The swinging couple can engage in a number of sexual activities. During a full swap the partners engage in penetrative sex, while in a soft swap they engage only in non-penetrative sex, such as oral sex. New swinging couples often choose a soft swap before they are comfortable with a full swap, although many couples stay soft swap for personal or safety related reasons.[3] Soft swinging occurs when the couple engage in sexual activities while two or more other couples perform sex acts in the immediate vicinity.
Key parties are a form of swinging parties, in which male partners place their car and house keys into a common bowl or bag on arriving. At the end of the evening the female partners would randomly select keys from the bowl and leave with that key's owner.[4]

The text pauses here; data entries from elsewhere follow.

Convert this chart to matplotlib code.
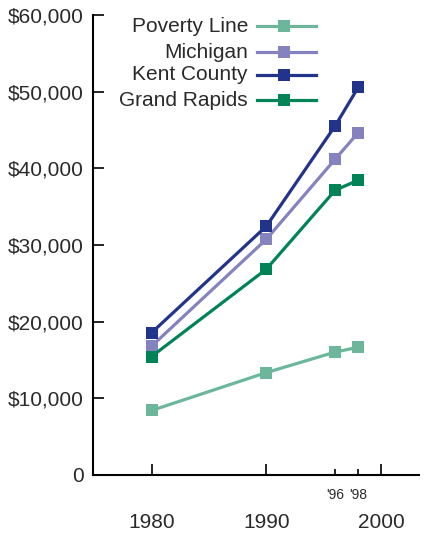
import matplotlib
matplotlib.use("Agg")
import matplotlib.pyplot as plt
from matplotlib.lines import Line2D
from matplotlib.ticker import FixedLocator, FixedFormatter

plt.rcParams['font.family'] = ['Liberation Sans', 'DejaVu Sans']

years = [1980, 1990, 1996, 1998]
poverty = [8414, 13359, 16036, 16660]
michigan = [16800, 30750, 41200, 44650]
kent = [18550, 32450, 45550, 50550]
grand_rapids = [15450, 26850, 37150, 38450]

series_names = ["Poverty Line", "Michigan", "Kent County", "Grand Rapids"]
series_values = [poverty, michigan, kent, grand_rapids]
colors = ["#6cb79c", "#8482bf", "#22338c", "#008457"]

major_years = [1980, 1990, 2000]
major_labels = ["1980", "1990", "2000"]
minor_years = [1996, 1998]
minor_labels = ["'96", "'98"]
y_ticks = [0, 10000, 20000, 30000, 40000, 50000, 60000]
y_labels = ["0", "$10,000", "$20,000", "$30,000", "$40,000", "$50,000", "$60,000"]

W, H = 425, 536
fig = plt.figure(figsize=(W / 100, H / 100), dpi=100)
ax = fig.add_axes([93 / W, (H - 475) / H, (419 - 93) / W, (475 - 15) / H])

for vals, c in zip(series_values, colors):
    ax.plot(years, vals, color=c, lw=2.3, marker='s', markersize=8,
            markeredgewidth=0, solid_capstyle='butt')

ax.set_xlim(1974.9, 2003.3)
ax.set_ylim(0, 60000)

ax.set_yticks(y_ticks)
ax.set_yticklabels(y_labels)
ax.xaxis.set_major_locator(FixedLocator(major_years))
ax.xaxis.set_major_formatter(FixedFormatter(major_labels))
ax.xaxis.set_minor_locator(FixedLocator(minor_years))
ax.xaxis.set_minor_formatter(FixedFormatter(minor_labels))

ax.tick_params(axis='y', direction='in', length=8, width=1.2, pad=6.5,
               labelsize=15, colors='black')
ax.tick_params(axis='x', which='major', direction='in', length=8, width=1.2,
               pad=27, labelsize=15)
ax.tick_params(axis='x', which='minor', direction='in', length=4.5, width=1.2,
               pad=9.5, labelsize=10)
for lab in ax.get_yticklabels() + ax.get_xticklabels() + ax.get_xticklabels(minor=True):
    lab.set_color('#2a2a2a')

for s in ['top', 'right']:
    ax.spines[s].set_visible(False)
for s in ['left', 'bottom']:
    ax.spines[s].set_linewidth(1.5)

# legend (manual)
rows_y = [26, 52, 75, 100]
for name, c, yy in zip(series_names, colors, rows_y):
    fy = (H - yy) / H
    fig.text(248 / W, fy, name, ha='right', va='center', fontsize=15, color='#2a2a2a')
    fig.add_artist(Line2D([257 / W, 316 / W], [fy, fy], color=c, lw=2.3,
                          transform=fig.transFigure))
    fig.add_artist(Line2D([284 / W], [fy], color=c, marker='s', markersize=8,
                          markeredgewidth=0, transform=fig.transFigure))

fig.savefig("out.png", dpi=100)
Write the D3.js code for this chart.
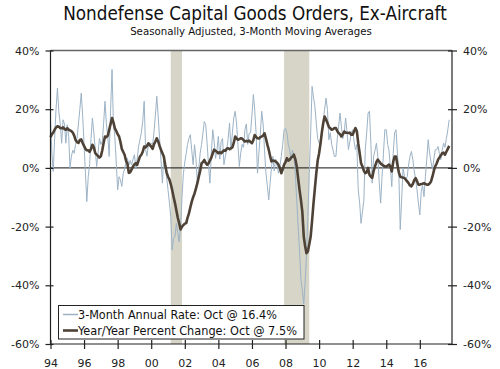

A rainbow party is an urban legend spread from the early 2000s. At these events, allegedly increasingly popular among adolescents, females wearing various shades of lipstick take turns fellating males in sequence, leaving multiple colours on their penises.[5] Rainbow parties were covered on The Oprah Winfrey Show in 2003, and became the subject of a juvenile novel called Rainbow Party.[5] On May 27, 2010 the television program The Doctors discussed the topic with dozens of teens, parents, and professionals. However, sex researchers and adolescent health care professionals have found no evidence for the existence of rainbow parties, and as such attribute the spread of the stories to a moral panic.[5]
Sensational media reports about the prevalence of sex parties, especially among young people, appear with some regularity. In the early 1950s, for example, it was reported that teenage girls throughout the Southern and Midwestern United States were forming "non virgin clubs," in which they organized and held sex orgies with reports of couples being paired off by drawing numbers from a hat. These claims were investigated and debunked.[6][7][8]
Several stories of this type arose in the US in 2003. In New York, rumors began that teens had been taking days off from school to attend "hooky parties" while their parents were at work. One school even suspended a group of girls for allegedly skipping school to attend such a party. They were refused the right to return to school until each had submitted to a medical examination for sexually transmitted diseases and pregnancy and school officials were allowed to examine the results. The New York Civil Liberties Union filed a federal lawsuit against the school [9] on behalf of the girls and won a settlement which included monetary damages and a change in the school district's policy.[10]
Similar stories concerning teenagers using gel bracelets as coupons or signals for sex also arose at the time, with similar lack of corroborating evidence.[11]